Nesse dia, poderemos conversar com espíritos desarmados, como fazem amigos, que, em uma mesa de bar, falam de futebol, de poesia e de livros, de mulheres (de homens) e de filmes, ou debatem, com a veemência que não agride nem machuca, a história e os rumos da sociedade ou o futuro do país e do planeta.

Como muitos dos leitores, faço parte de grupos política e filosoficamente assimétricos que se reúnem para conversar sobre a vida, com a palavra irrigada por uma cerveja ou chope gelados, um tinto honesto e até mesmo, por incrível que possa parecer, por uma inocente e pudica água mineral. No meu caso, tem o grupo do futebol, a Turma da Quinta-feira, que, em seu núcleo primário, se reúne há mais de 20 anos e açambarca as mais  variadas  visões  de mundo. E tem, de outra parte, a Turma do Café, que surgiu há 17 anos, e tem, digamos  assim,  um  viés  mais intelectualizado.

Na Turma do Café, que  há  anos  se  reúne em bar e não mais em cafés, os temas são usualmente mais densos e potencialmente suscetíveis de maiores embates políticos. Mas, mesmo aqui, o futebol, às vezes, é vetor de acalorados (mas civilizados) debates. O fundamental é que a despeito de nossas eventuais diferenças na compreensão dos fenômenos políticos e sociológicos que orientaram e orientam a construção de nosso país e do mundo, nunca deixamos que o bom humor se aparte do grupo e interfira em nossa capacidade de dialogar.

Esta turma, de forma coletiva e normalmente cooperativada, publica, em média, um livro de boa qualidade literária por ano. E nessa contagem se contabilizam romances, livros de contos, de crônicas e de poesia. Este ano, na Feira do Livro, que em sua 46ª edição, tomará conta da Praça Saldanha Marinho a partir do próximo dia 26, lançaremos mais um livro (Baixada Melancólica - contos da Depressão Central), com a participação de oito dos integrantes do grupo.

Mas o propósito deste texto não é falar de nosso livro ou da Feira que se avizinha (dela falarei no próximo dia 30), mas sim da necessidade de que desenvolvamos minimamente nossa capacidade de relacionamento interpessoal e coletivo (precisamos praticar alteridade e empatia), sem abrir mão de nossas convicções e sendo capazes de, com filtros anímicos e retóricos necessários, dialogar com as diferenças que fazem de cada um de nós o ser especialíssimo que somos.
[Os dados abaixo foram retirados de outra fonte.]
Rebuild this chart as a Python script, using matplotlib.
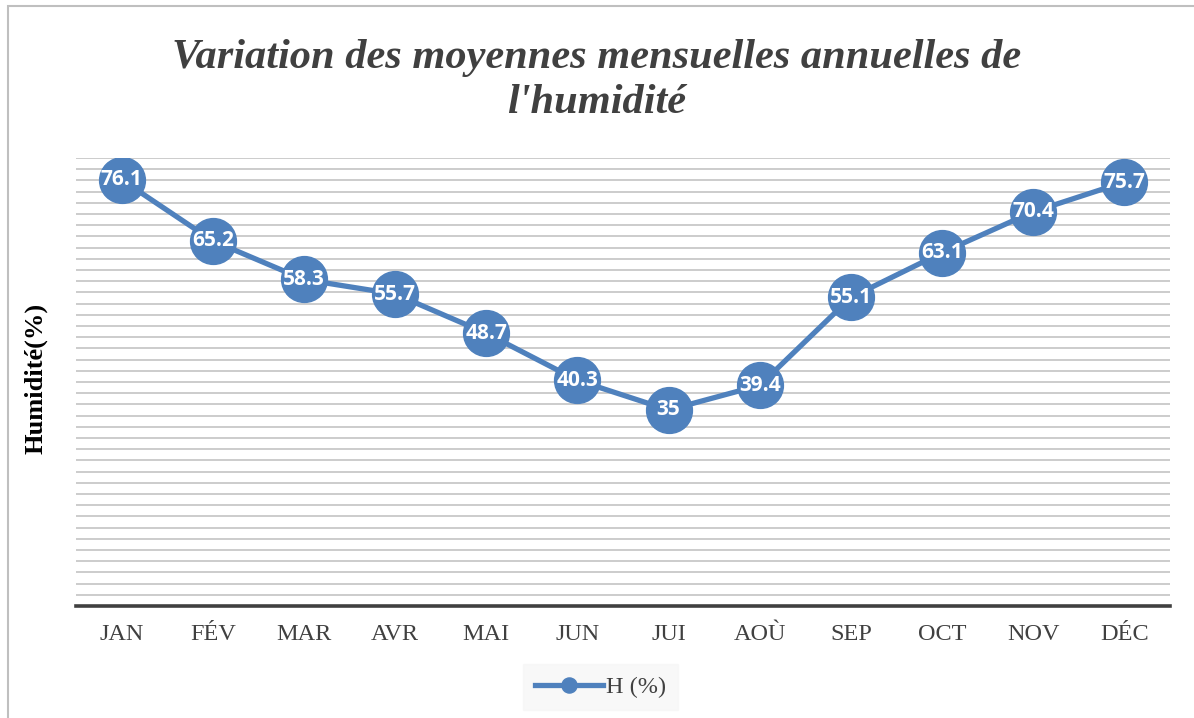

A restauração dessa capacidade é que nos permitirá, em quaisquer circunstâncias, debater - como se debate em uma mesa de bar, libertos de marras ideológicas inamovíveis e com discernimento para saber que são as diferenças que fazem a vida menos enfadonha e mais instigante -, sobre a escolha dos melhores caminhos para a chegada ao nosso sempre adiado futuro.